Supplied material

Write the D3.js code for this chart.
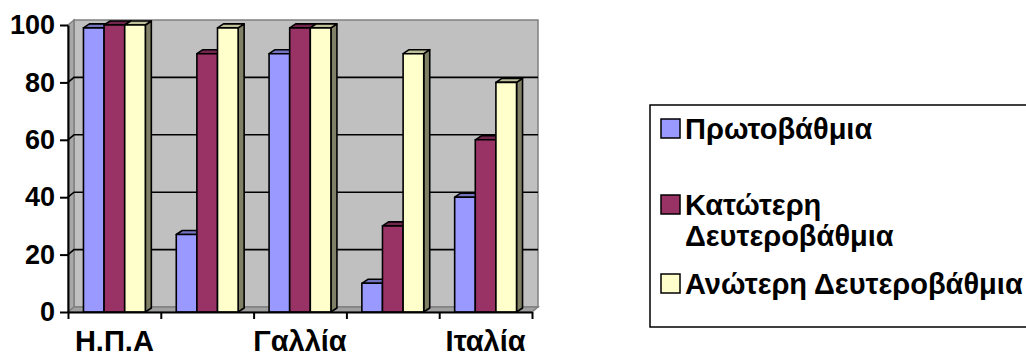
<!DOCTYPE html>
<html>
<head>
<meta charset="utf-8">
<script src="https://cdn.jsdelivr.net/npm/d3@7"></script>
<style>
  body { margin: 0; background: #fff; }
  svg { display: block; }
  text { font-family: "Liberation Sans", Arial, sans-serif; font-weight: bold; fill: #000; }
</style>
</head>
<body>
<svg id="chart" width="1026" height="356"></svg>
<script>
// Category labels (every second category label is left blank on the axis)
const categoryLabels = ["Η.Π.Α", "", "Γαλλία", "", "Ιταλία"];
// Series names
const seriesNames = ["Πρωτοβάθμια", "Κατώτερη Δευτεροβάθμια", "Ανώτερη Δευτεροβάθμια"];
// Series values (%)
const primary = [99, 27, 90, 10, 40];
const lowerSecondary = [100, 90, 99, 30, 60];
const upperSecondary = [100, 99, 99, 90, 80];
// Value axis ticks
const yTicks = [0, 20, 40, 60, 80, 100];

const seriesValues = [primary, lowerSecondary, upperSecondary];
const seriesColors = ["#9999FF", "#993366", "#FFFFCC"];

const svg = d3.select("#chart");
const VALUE_FONT = 27, LABEL_FONT = 29;

// Front plane of the plot and the 3D depth offset
const plotLeft = 68, plotRight = 532, plotBottom = 312, plotTop = 25;
const wallDX = 6, wallDY = -5;
const barDX = 6, barDY = -4;

const y = d3.scaleLinear().domain([0, 100]).range([plotBottom, plotTop]);
const x = d3.scaleBand().domain(d3.range(categoryLabels.length)).range([plotLeft, plotRight]);
const xs = d3.scaleBand().domain(d3.range(seriesNames.length))
  .range([0, x.bandwidth()]).paddingInner(0).paddingOuter(0.75);
const xEdge = d3.scaleLinear().domain([0, categoryLabels.length]).range([plotLeft, plotRight]);

const shade = (c, k) => { const r = d3.rgb(c); return d3.rgb(r.r * k, r.g * k, r.b * k).formatHex(); };
const poly = pts => "M" + pts.map(p => p.join(",")).join("L") + "Z";

// Walls and floor
const walls = svg.append("g");
walls.append("rect")
  .attr("x", plotLeft + wallDX).attr("y", y(100) + wallDY)
  .attr("width", plotRight - plotLeft).attr("height", y(0) - y(100))
  .attr("fill", "#C0C0C0").attr("stroke", "#808080").attr("stroke-width", 1.5);
walls.append("path")
  .attr("d", poly([[plotLeft, y(100)], [plotLeft + wallDX, y(100) + wallDY], [plotLeft + wallDX, y(0) + wallDY], [plotLeft, y(0)]]))
  .attr("fill", "#A8A8A8").attr("stroke", "#808080").attr("stroke-width", 1.5);
walls.append("path")
  .attr("d", poly([[plotLeft, y(0)], [plotLeft + wallDX, y(0) + wallDY], [plotRight + wallDX, y(0) + wallDY], [plotRight, y(0)]]))
  .attr("fill", "#A0A0A0").attr("stroke", "#808080").attr("stroke-width", 1.5);

// Gridlines across the side wall and back wall
walls.selectAll("path.grid")
  .data(yTicks.filter(v => v > 0 && v < 100))
  .join("path").attr("class", "grid")
  .attr("d", v => `M${plotLeft},${y(v)}L${plotLeft + wallDX},${y(v) + wallDY}L${plotRight + wallDX},${y(v) + wallDY}`)
  .attr("fill", "none").attr("stroke", "#000").attr("stroke-width", 1.6);

// Bars: side, top, front per bar, left to right
const bars = svg.append("g").attr("stroke", "#000").attr("stroke-width", 1.6).attr("stroke-linejoin", "round");
categoryLabels.forEach((_, i) => {
  seriesValues.forEach((vals, s) => {
    const v = vals[i];
    const xl = x(i) + xs(s), w = xs.bandwidth(), yt = y(v), yb = y(0);
    const col = seriesColors[s];
    const g = bars.append("g");
    g.append("path").attr("fill", shade(col, 0.5))
      .attr("d", poly([[xl + w, yt], [xl + w + barDX, yt + barDY], [xl + w + barDX, yb + barDY], [xl + w, yb]]));
    g.append("path").attr("fill", shade(col, 0.75))
      .attr("d", poly([[xl, yt], [xl + barDX, yt + barDY], [xl + w + barDX, yt + barDY], [xl + w, yt]]));
    g.append("rect").attr("fill", col)
      .attr("x", xl).attr("y", yt).attr("width", w).attr("height", yb - yt);
  });
});

// Value axis
const yAxis = svg.append("g").attr("transform", `translate(${plotLeft},0)`)
  .call(d3.axisLeft(y).tickValues(yTicks).tickSize(8).tickSizeOuter(0).tickPadding(5));
yAxis.select(".domain").attr("stroke", "#000").attr("stroke-width", 2);
yAxis.selectAll(".tick line").attr("stroke", "#000").attr("stroke-width", 2);
yAxis.selectAll(".tick text").attr("font-size", VALUE_FONT).attr("font-family", null);

// Category axis: tick marks on category boundaries
const xAxis = svg.append("g").attr("transform", `translate(0,${plotBottom})`)
  .call(d3.axisBottom(xEdge).tickValues(d3.range(categoryLabels.length + 1)).tickSize(7).tickSizeOuter(0).tickFormat(""));
xAxis.select(".domain").attr("stroke", "#000").attr("stroke-width", 2);
xAxis.selectAll(".tick line").attr("stroke", "#000").attr("stroke-width", 2);

// Category labels centred in each band
const xLab = svg.append("g").attr("transform", `translate(0,${plotBottom})`)
  .call(d3.axisBottom(x).tickSize(0).tickPadding(18).tickFormat(i => categoryLabels[i]));
xLab.select(".domain").remove();
xLab.selectAll(".tick text").attr("font-size", LABEL_FONT).attr("font-family", null);

// Legend
const legend = svg.append("g");
legend.append("rect").attr("x", 650).attr("y", 105).attr("width", 400).attr("height", 222)
  .attr("fill", "#fff").attr("stroke", "#000").attr("stroke-width", 1.5);
const legendLines = [[seriesNames[0]], seriesNames[1].split(" "), [seriesNames[2]]];
const legendBase = [139, 215, 294];
legendLines.forEach((lines, s) => {
  legend.append("rect").attr("x", 661).attr("y", legendBase[s] - 20).attr("width", 19).attr("height", 19)
    .attr("fill", seriesColors[s]).attr("stroke", "#000").attr("stroke-width", 1.5);
  lines.forEach((t, k) => {
    legend.append("text").attr("x", 685).attr("y", legendBase[s] + k * 31)
      .attr("font-size", LABEL_FONT).text(t);
  });
});
</script>
</body>
</html>
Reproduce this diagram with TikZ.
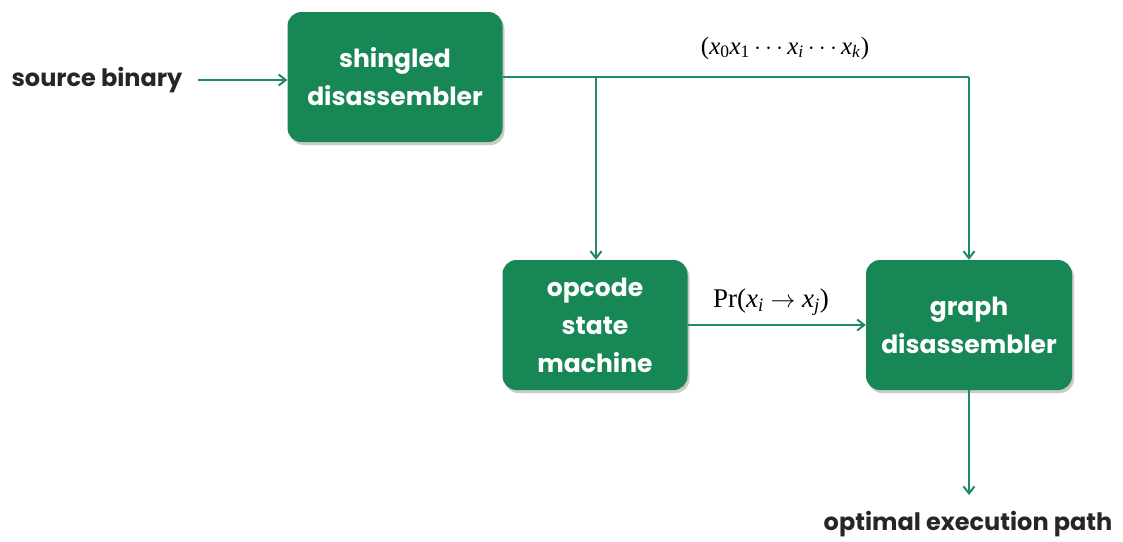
\documentclass[tikz,border=0pt]{standalone}
\usepackage{fontspec}
\setmainfont{Poppins}
\newfontfamily\tms{Liberation Serif}
\usetikzlibrary{arrows.meta,shadows}
\definecolor{boxgreen}{RGB}{22,135,85}
\definecolor{linegreen}{RGB}{30,140,95}
\begin{document}
\begin{tikzpicture}[x=1pt,y=-1pt,
  blk/.style={fill=boxgreen,rounded corners=14pt,text=white,font=\fontsize{25}{38}\selectfont\bfseries,
    align=center,inner sep=0pt,
    drop shadow={shadow xshift=2pt,shadow yshift=-3pt,opacity=0.35,fill=black!60}},
  conn/.style={draw=linegreen,line width=2pt,-{Straight Barb[length=7pt,width=11pt,line width=2pt]}},
  lbl/.style={font=\fontsize{24}{28}\selectfont\bfseries,text=black!85},
  mlbl/.style={font=\fontsize{25}{28}\selectfont\tms}]
\useasboundingbox (0,0) rectangle (1123,541);
\node[blk,minimum width=215pt,minimum height=130pt] (sd) at (395,77) {shingled\\disassembler};
\node[blk,minimum width=185pt,minimum height=130pt] (osm) at (595,325) {opcode\\state\\machine};
\node[blk,minimum width=206pt,minimum height=130pt] (gd) at (969,325) {graph\\disassembler};
\node[lbl] (src) at (97,80) {source binary};
\node[lbl] (out) at (968,524) {optimal execution path};
\coordinate (srcend) at (198,80);
\coordinate (branch) at (596,77);
\coordinate (corner) at (969,77);
\coordinate (outend) at (969,495);
\draw[conn] (srcend) -- (sd.west |- srcend);
\draw[draw=linegreen,line width=2pt] (sd.east |- branch) -- (corner);
\draw[conn] (branch) -- (osm.north -| branch);
\draw[conn] (corner) -- (gd.north);
\draw[conn] (osm.east) -- (gd.west);
\draw[conn] (gd.south) -- (outend);
\node[mlbl] (seq) at (785,48) {(\textit{x}\textsubscript{0}\textit{x}\textsubscript{1}\,$\cdots$\,\textit{x}\textsubscript{\textit{i}}\,$\cdots$\,\textit{x}\textsubscript{\textit{k}})};
\node[mlbl,font=\fontsize{27}{30}\selectfont\tms] (pr) at (771,302) {Pr(\textit{x}\textsubscript{\textit{i}} $\rightarrow$ \textit{x}\textsubscript{\textit{j}})};
\end{tikzpicture}
\end{document}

Goal of the exercise
Of the lines in the data, how many contain the word "this"? Provide the number and nothing further.

Finished task
2